» EXERCISE PROMPT: Give the data below again exactly as written, without its pictures.

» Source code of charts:
########
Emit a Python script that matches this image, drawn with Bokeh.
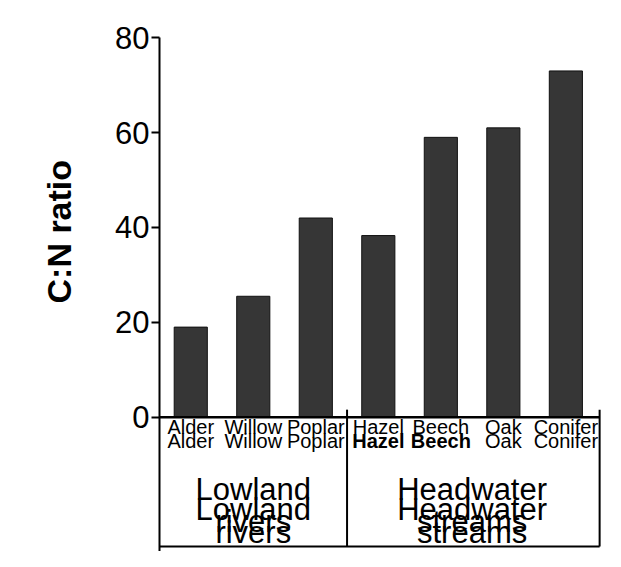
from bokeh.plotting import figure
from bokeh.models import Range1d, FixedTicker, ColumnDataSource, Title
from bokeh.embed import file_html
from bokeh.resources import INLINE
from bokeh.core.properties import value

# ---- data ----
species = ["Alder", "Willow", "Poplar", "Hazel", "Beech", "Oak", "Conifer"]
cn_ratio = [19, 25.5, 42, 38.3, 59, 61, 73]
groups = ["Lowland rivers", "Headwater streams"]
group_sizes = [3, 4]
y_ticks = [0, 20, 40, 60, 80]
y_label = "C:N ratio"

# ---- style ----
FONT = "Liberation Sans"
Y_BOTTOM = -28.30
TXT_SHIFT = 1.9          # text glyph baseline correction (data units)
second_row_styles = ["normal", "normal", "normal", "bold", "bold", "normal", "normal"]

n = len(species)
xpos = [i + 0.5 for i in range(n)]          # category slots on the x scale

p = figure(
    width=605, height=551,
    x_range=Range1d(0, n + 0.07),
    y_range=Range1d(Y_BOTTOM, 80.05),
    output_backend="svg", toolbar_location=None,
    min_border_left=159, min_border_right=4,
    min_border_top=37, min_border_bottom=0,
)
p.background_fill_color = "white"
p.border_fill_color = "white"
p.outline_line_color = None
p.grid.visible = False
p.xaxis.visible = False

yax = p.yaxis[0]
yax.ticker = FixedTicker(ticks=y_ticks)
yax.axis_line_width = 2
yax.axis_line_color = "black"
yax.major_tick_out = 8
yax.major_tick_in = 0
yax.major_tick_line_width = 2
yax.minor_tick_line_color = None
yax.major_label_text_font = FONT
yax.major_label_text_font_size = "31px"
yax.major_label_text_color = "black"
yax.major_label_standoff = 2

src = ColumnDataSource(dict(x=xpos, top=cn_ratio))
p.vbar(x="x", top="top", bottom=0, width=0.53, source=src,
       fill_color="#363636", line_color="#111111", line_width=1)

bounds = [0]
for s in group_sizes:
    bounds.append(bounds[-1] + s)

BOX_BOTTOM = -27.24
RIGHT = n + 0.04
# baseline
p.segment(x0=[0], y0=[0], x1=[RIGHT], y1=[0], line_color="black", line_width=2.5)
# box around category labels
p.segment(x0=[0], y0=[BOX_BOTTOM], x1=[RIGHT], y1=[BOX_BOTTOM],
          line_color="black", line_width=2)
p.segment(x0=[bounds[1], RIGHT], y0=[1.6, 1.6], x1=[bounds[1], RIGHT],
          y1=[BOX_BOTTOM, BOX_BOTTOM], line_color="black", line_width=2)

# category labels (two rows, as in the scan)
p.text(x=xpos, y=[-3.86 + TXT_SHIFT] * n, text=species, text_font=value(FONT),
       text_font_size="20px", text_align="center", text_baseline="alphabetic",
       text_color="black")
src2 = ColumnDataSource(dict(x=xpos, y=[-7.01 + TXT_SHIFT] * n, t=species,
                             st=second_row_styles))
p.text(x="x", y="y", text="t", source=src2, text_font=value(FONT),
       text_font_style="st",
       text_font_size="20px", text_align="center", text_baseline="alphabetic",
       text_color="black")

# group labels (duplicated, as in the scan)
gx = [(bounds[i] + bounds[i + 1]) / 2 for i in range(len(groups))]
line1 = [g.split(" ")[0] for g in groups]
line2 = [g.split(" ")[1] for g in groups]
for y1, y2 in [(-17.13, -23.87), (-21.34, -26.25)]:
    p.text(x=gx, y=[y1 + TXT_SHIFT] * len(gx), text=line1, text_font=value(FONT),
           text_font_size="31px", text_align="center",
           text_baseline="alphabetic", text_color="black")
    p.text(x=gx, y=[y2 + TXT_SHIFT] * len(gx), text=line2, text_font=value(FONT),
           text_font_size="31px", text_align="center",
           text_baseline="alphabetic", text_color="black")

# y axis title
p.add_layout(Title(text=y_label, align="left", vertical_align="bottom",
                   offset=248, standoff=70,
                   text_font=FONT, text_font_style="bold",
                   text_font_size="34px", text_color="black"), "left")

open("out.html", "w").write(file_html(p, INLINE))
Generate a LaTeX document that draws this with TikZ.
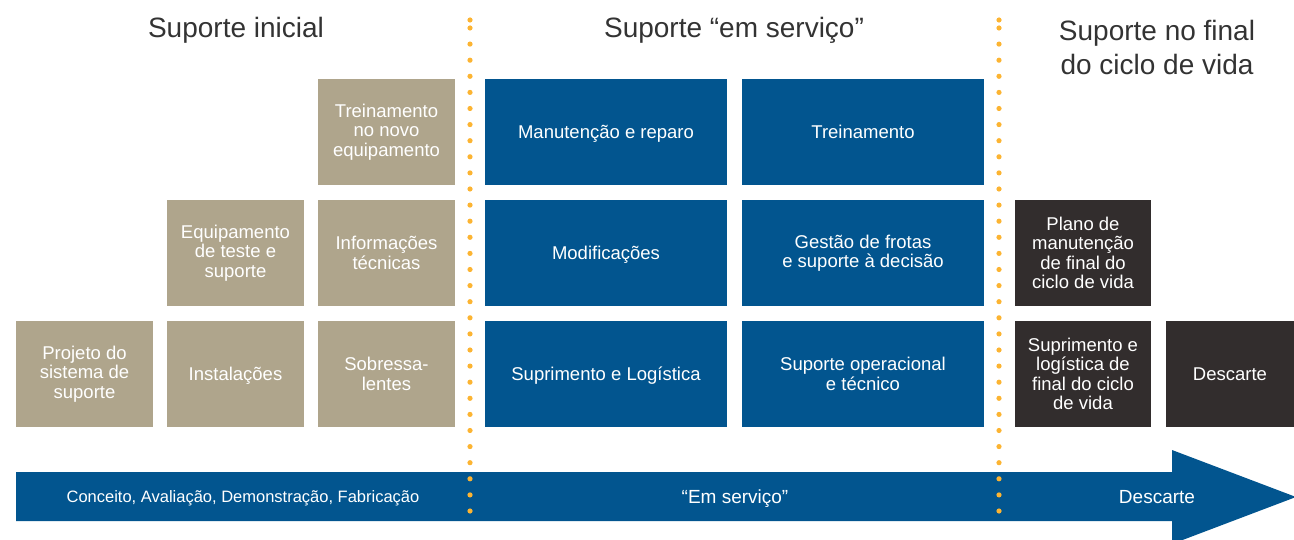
########
» ANSWER FOR THIS EXERCISE:
Emit a Python script that matches this image, drawn with Bokeh.
from bokeh.plotting import figure
from bokeh.models import Range1d, FixedTicker, ColumnDataSource, Title
from bokeh.embed import file_html
from bokeh.resources import INLINE
from bokeh.core.properties import value

# ---- data ----
species = ["Alder", "Willow", "Poplar", "Hazel", "Beech", "Oak", "Conifer"]
cn_ratio = [19, 25.5, 42, 38.3, 59, 61, 73]
groups = ["Lowland rivers", "Headwater streams"]
group_sizes = [3, 4]
y_ticks = [0, 20, 40, 60, 80]
y_label = "C:N ratio"

# ---- style ----
FONT = "Liberation Sans"
Y_BOTTOM = -28.30
TXT_SHIFT = 1.9          # text glyph baseline correction (data units)
second_row_styles = ["normal", "normal", "normal", "bold", "bold", "normal", "normal"]

n = len(species)
xpos = [i + 0.5 for i in range(n)]          # category slots on the x scale

p = figure(
    width=605, height=551,
    x_range=Range1d(0, n + 0.07),
    y_range=Range1d(Y_BOTTOM, 80.05),
    output_backend="svg", toolbar_location=None,
    min_border_left=159, min_border_right=4,
    min_border_top=37, min_border_bottom=0,
)
p.background_fill_color = "white"
p.border_fill_color = "white"
p.outline_line_color = None
p.grid.visible = False
p.xaxis.visible = False

yax = p.yaxis[0]
yax.ticker = FixedTicker(ticks=y_ticks)
yax.axis_line_width = 2
yax.axis_line_color = "black"
yax.major_tick_out = 8
yax.major_tick_in = 0
yax.major_tick_line_width = 2
yax.minor_tick_line_color = None
yax.major_label_text_font = FONT
yax.major_label_text_font_size = "31px"
yax.major_label_text_color = "black"
yax.major_label_standoff = 2

src = ColumnDataSource(dict(x=xpos, top=cn_ratio))
p.vbar(x="x", top="top", bottom=0, width=0.53, source=src,
       fill_color="#363636", line_color="#111111", line_width=1)

bounds = [0]
for s in group_sizes:
    bounds.append(bounds[-1] + s)

BOX_BOTTOM = -27.24
RIGHT = n + 0.04
# baseline
p.segment(x0=[0], y0=[0], x1=[RIGHT], y1=[0], line_color="black", line_width=2.5)
# box around category labels
p.segment(x0=[0], y0=[BOX_BOTTOM], x1=[RIGHT], y1=[BOX_BOTTOM],
          line_color="black", line_width=2)
p.segment(x0=[bounds[1], RIGHT], y0=[1.6, 1.6], x1=[bounds[1], RIGHT],
          y1=[BOX_BOTTOM, BOX_BOTTOM], line_color="black", line_width=2)

# category labels (two rows, as in the scan)
p.text(x=xpos, y=[-3.86 + TXT_SHIFT] * n, text=species, text_font=value(FONT),
       text_font_size="20px", text_align="center", text_baseline="alphabetic",
       text_color="black")
src2 = ColumnDataSource(dict(x=xpos, y=[-7.01 + TXT_SHIFT] * n, t=species,
                             st=second_row_styles))
p.text(x="x", y="y", text="t", source=src2, text_font=value(FONT),
       text_font_style="st",
       text_font_size="20px", text_align="center", text_baseline="alphabetic",
       text_color="black")

# group labels (duplicated, as in the scan)
gx = [(bounds[i] + bounds[i + 1]) / 2 for i in range(len(groups))]
line1 = [g.split(" ")[0] for g in groups]
line2 = [g.split(" ")[1] for g in groups]
for y1, y2 in [(-17.13, -23.87), (-21.34, -26.25)]:
    p.text(x=gx, y=[y1 + TXT_SHIFT] * len(gx), text=line1, text_font=value(FONT),
           text_font_size="31px", text_align="center",
           text_baseline="alphabetic", text_color="black")
    p.text(x=gx, y=[y2 + TXT_SHIFT] * len(gx), text=line2, text_font=value(FONT),
           text_font_size="31px", text_align="center",
           text_baseline="alphabetic", text_color="black")

# y axis title
p.add_layout(Title(text=y_label, align="left", vertical_align="bottom",
                   offset=248, standoff=70,
                   text_font=FONT, text_font_style="bold",
                   text_font_size="34px", text_color="black"), "left")

open("out.html", "w").write(file_html(p, INLINE))
Generate a LaTeX document that draws this with TikZ.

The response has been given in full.